Where these criteria are met, the directors have the option to treat the development expenditure as capital expenditure and include it in the balance sheet as an intangible fixed asset. This asset, in common with other fixed assets, should be written off to the profit and loss account. Whilst tangible fixed assets, such as machines, are depreciated over the life of the asset, development expenditure is amortised over the life of the product.
Accounting policies
There has been a subtle change in the rationale for accounting for development expenditure. In the old terminology, the accounting concepts of matching and prudence were invoked. The justification for treating development expenditure as capital expenditure was based on the argument that expenditure and income should be matched and therefore development expenditure should be matched with the income from the sale of the product when it arises.
Development expenditure should be regarded as ‘deferred revenue expenditure’, ie it becomes revenue expenditure at some point in the future, and should be included in the balance sheet until that time. The concept of prudence could override the accruals concept where it was judged not prudent to anticipate this future income.
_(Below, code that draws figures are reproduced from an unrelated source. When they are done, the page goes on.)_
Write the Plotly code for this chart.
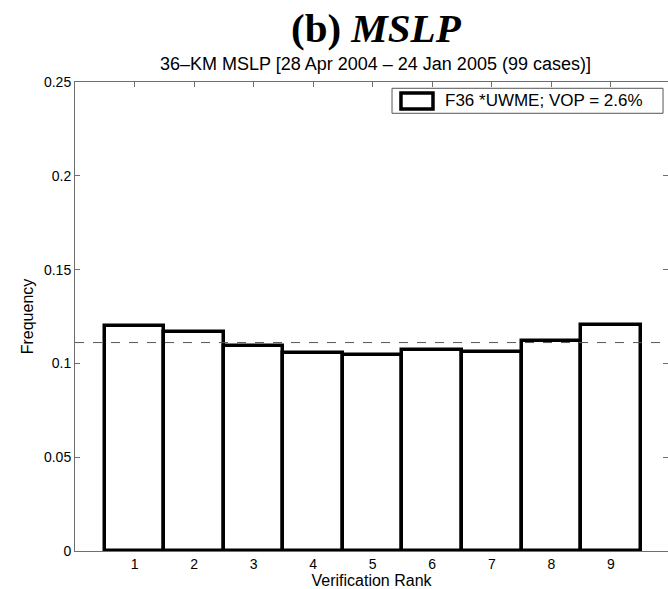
import plotly.graph_objects as go

# Rank histogram of verification rank (36-km MSLP, UWME ensemble)
ranks = [1, 2, 3, 4, 5, 6, 7, 8, 9]
frequency = [0.1200, 0.1167, 0.1094, 0.1057, 0.1044, 0.1071, 0.1059, 0.1119, 0.1203]
n_members_plus_one = len(ranks)
uniform_level = 1.0 / n_members_plus_one

y_ticks = [0, 0.05, 0.1, 0.15, 0.2, 0.25]
y_tick_text = ["0", "0.05", "0.1", "0.15", "0.2", "0.25"]

title_text = "<b>(b) <i>MSLP</i></b>"
subtitle_text = "36\u2013KM MSLP [28 Apr 2004 \u2013 24 Jan 2005 (99 cases)]"
legend_text = "F36 *UWME; VOP = 2.6%"

SANS = "Liberation Sans, Arial, Helvetica, sans-serif"
SERIF = "Liberation Serif, Times New Roman, serif"
AXIS_GREY = "#6e6e6e"

fig = go.Figure()

fig.add_trace(go.Bar(
    x=ranks,
    y=frequency,
    width=1.0,
    marker=dict(color="white", line=dict(color="black", width=3.5)),
    cliponaxis=False,
    showlegend=False,
    hoverinfo="x+y",
))

# invisible helper trace so the right-hand tick axis is drawn
fig.add_trace(go.Scatter(x=[None], y=[None], yaxis="y2", showlegend=False, hoverinfo="skip"))

# dashed reference line for a perfectly flat histogram
fig.add_shape(type="line", xref="paper", x0=0, x1=1, yref="y", y0=uniform_level, y1=uniform_level,
              line=dict(color="#555555", width=1, dash="dash"), layer="above")

# legend: outlined box, sample rectangle and label
fig.add_shape(type="rect", xref="paper", yref="paper", x0=0.5346, x1=0.9916, y0=0.9333, y1=0.9866,
              line=dict(color="#555555", width=1), fillcolor="white", layer="above")
fig.add_shape(type="rect", xref="paper", yref="paper", x0=0.5497, x1=0.6037, y0=0.9424, y1=0.9765,
              line=dict(color="black", width=3.5), fillcolor="white", layer="above")
fig.add_annotation(text=legend_text, xref="paper", yref="paper", x=0.6206, y=0.9595,
                   xanchor="left", yanchor="middle", showarrow=False,
                   font=dict(family=SANS, size=17, color="black"))

# titles
fig.add_annotation(text=title_text, xref="paper", yref="paper", x=0.509, y=1.1151,
                   xanchor="center", yanchor="middle", showarrow=False,
                   font=dict(family=SERIF, size=41, color="black"))
fig.add_annotation(text=subtitle_text, xref="paper", yref="paper", x=0.5067, y=1.0384,
                   xanchor="center", yanchor="middle", showarrow=False,
                   font=dict(family=SANS, size=18, color="black"))

fig.update_layout(
    width=668,
    height=589,
    margin=dict(l=75, r=0, t=82, b=38),
    paper_bgcolor="white",
    plot_bgcolor="white",
    bargap=0,
    xaxis=dict(
        range=[0, 9.96],
        tickvals=ranks,
        ticktext=[str(r) for r in ranks],
        ticks="inside",
        ticklen=5,
        tickcolor=AXIS_GREY,
        showline=True,
        linecolor=AXIS_GREY,
        linewidth=1,
        mirror="ticks",
        showgrid=False,
        zeroline=False,
        layer="below traces",
        tickfont=dict(family=SANS, size=14, color="black"),
        title=dict(text="Verification Rank", font=dict(family=SANS, size=16, color="black"), standoff=1),
    ),
    yaxis=dict(
        range=[0, 0.25],
        tickvals=y_ticks,
        ticktext=y_tick_text,
        ticks="inside",
        ticklen=5,
        tickcolor=AXIS_GREY,
        showline=True,
        linecolor=AXIS_GREY,
        linewidth=1,
        showgrid=False,
        zeroline=False,
        layer="below traces",
        tickfont=dict(family=SANS, size=14, color="black"),
        title=dict(text="Frequency", font=dict(family=SANS, size=16, color="black"), standoff=6),
    ),
    yaxis2=dict(
        overlaying="y",
        side="right",
        range=[0, 0.25],
        tickvals=y_ticks,
        ticks="inside",
        ticklen=5,
        tickcolor=AXIS_GREY,
        showticklabels=False,
        showline=False,
        showgrid=False,
        zeroline=False,
    ),
)

fig.write_html("out.html")
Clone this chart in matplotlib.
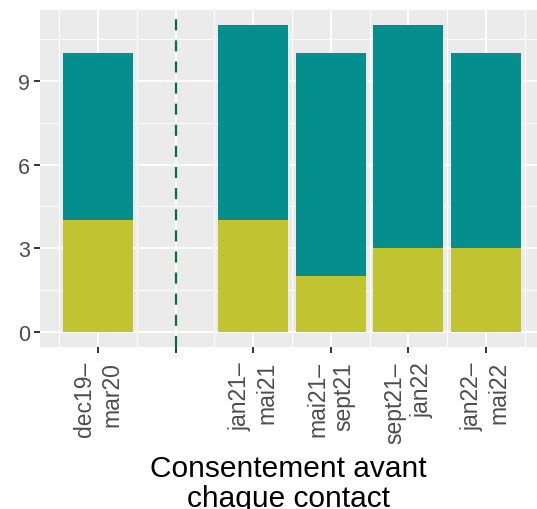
import matplotlib.pyplot as plt
from matplotlib.ticker import FixedLocator

# data
periodes = ['dec19–\nmar20', '', 'jan21–\nmai21', 'mai21–\nsept21', 'sept21–\njan22', 'jan22–\nmai22']
bas = [4, None, 4, 2, 3, 3]
haut = [6, None, 7, 8, 8, 7]
separateur = 1  # empty slot with the dashed line

col_bas = '#C0C431'
col_haut = '#048E8E'

plt.rcParams['font.family'] = ['Liberation Sans', 'DejaVu Sans']

fig = plt.figure(figsize=(5.37, 5.10), dpi=100)
ax = fig.add_axes([40 / 537, 162 / 510, 497 / 537, 337 / 510])
ax.set_facecolor('#EBEBEB')

xs = [i for i, v in enumerate(bas) if v is not None]
b = [bas[i] for i in xs]
h = [haut[i] for i in xs]
ax.bar(xs, b, width=0.9, color=col_bas, zorder=3)
ax.bar(xs, h, bottom=b, width=0.9, color=col_haut, zorder=3)

ax.axvline(separateur, color='#00703C', lw=1.6, linestyle=(0, (5, 4.5)), zorder=4)

ax.set_xlim(-0.75, 5.66)
ax.set_ylim(-0.55, 11.55)

ax.set_xticks(range(len(periodes)))
ax.set_xticklabels(periodes, rotation=90, ha='center', va='top',
                   multialignment='right', linespacing=1.2, fontsize=16.5)
ax.set_yticks([0, 3, 6, 9])
ax.xaxis.set_minor_locator(FixedLocator([i + 0.5 for i in range(-1, 6)]))
ax.yaxis.set_minor_locator(FixedLocator([1.5, 4.5, 7.5, 10.5]))

ax.grid(which='major', color='white', lw=1.4, zorder=0)
ax.grid(which='minor', color='white', lw=0.7, zorder=0)
ax.set_axisbelow(True)

for s in ax.spines.values():
    s.set_visible(False)
ax.tick_params(which='major', length=4, width=1.4, color='#333333',
               labelcolor='#4D4D4D')
ax.tick_params(axis='x', pad=6)
ax.tick_params(axis='y', pad=3, labelsize=15.5)
ax.tick_params(which='minor', length=0)

ax.set_xlabel('Consentement avant\nchaque contact', fontsize=21.5, color='black',
              labelpad=8, linespacing=1.12)

fig.savefig('out.png', dpi=100)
The new terminology would concentrate on asking the question of whether an asset, which is defined as an item which gives rise to a future income stream, had been created and whether this can be reliably valued. If a future income stream was reasonably certain as a result of development expenditure, then the development expenditure met the definition of an asset and could be capitalised.
This focus on the creation of assets (and liabilities) are the key concepts which are helpful in understanding many other topics, for example pensions and goodwill.
Disclosure
When reading a set of accounts it is important to know where to find what is being reported on R&D expenditure.
You should look for the following:
- accounting policies – this will include a description of the company’s policy with regards to R&D expenditure
- profit and loss account – this will disclose both expenditure incurred in the current year on R&D and expenditure previously capitalised as development expenditure, now being amortised
- balance sheet – this will show the movement on the intangible fixed asset ‘development expenditure’ i.e. opening balance, plus development expenditure capitalised during the current year, less development expenditure amortised in the current year, to give the closing balance. A note will state the period over which costs are being amortised and the reasons for treating development expenditure as capital expenditure
- directors’ report – this will give a brief description of the R&D activities of the company
- operating and financial review (OFR) – this report will usually have a heading ‘Operating Review’, with a sub-heading on ‘investment for the future’, this will often include a description of R&D activities and expenditure.
Conclusion
R&D expenditure permeates the financial statements of many companies. You should obtain a set of accounts of a well-known company, for example GlaxoSmithKline plc, and trace through all references to R&D and try to understand its impact on the financial performance, position and liquidity of the company.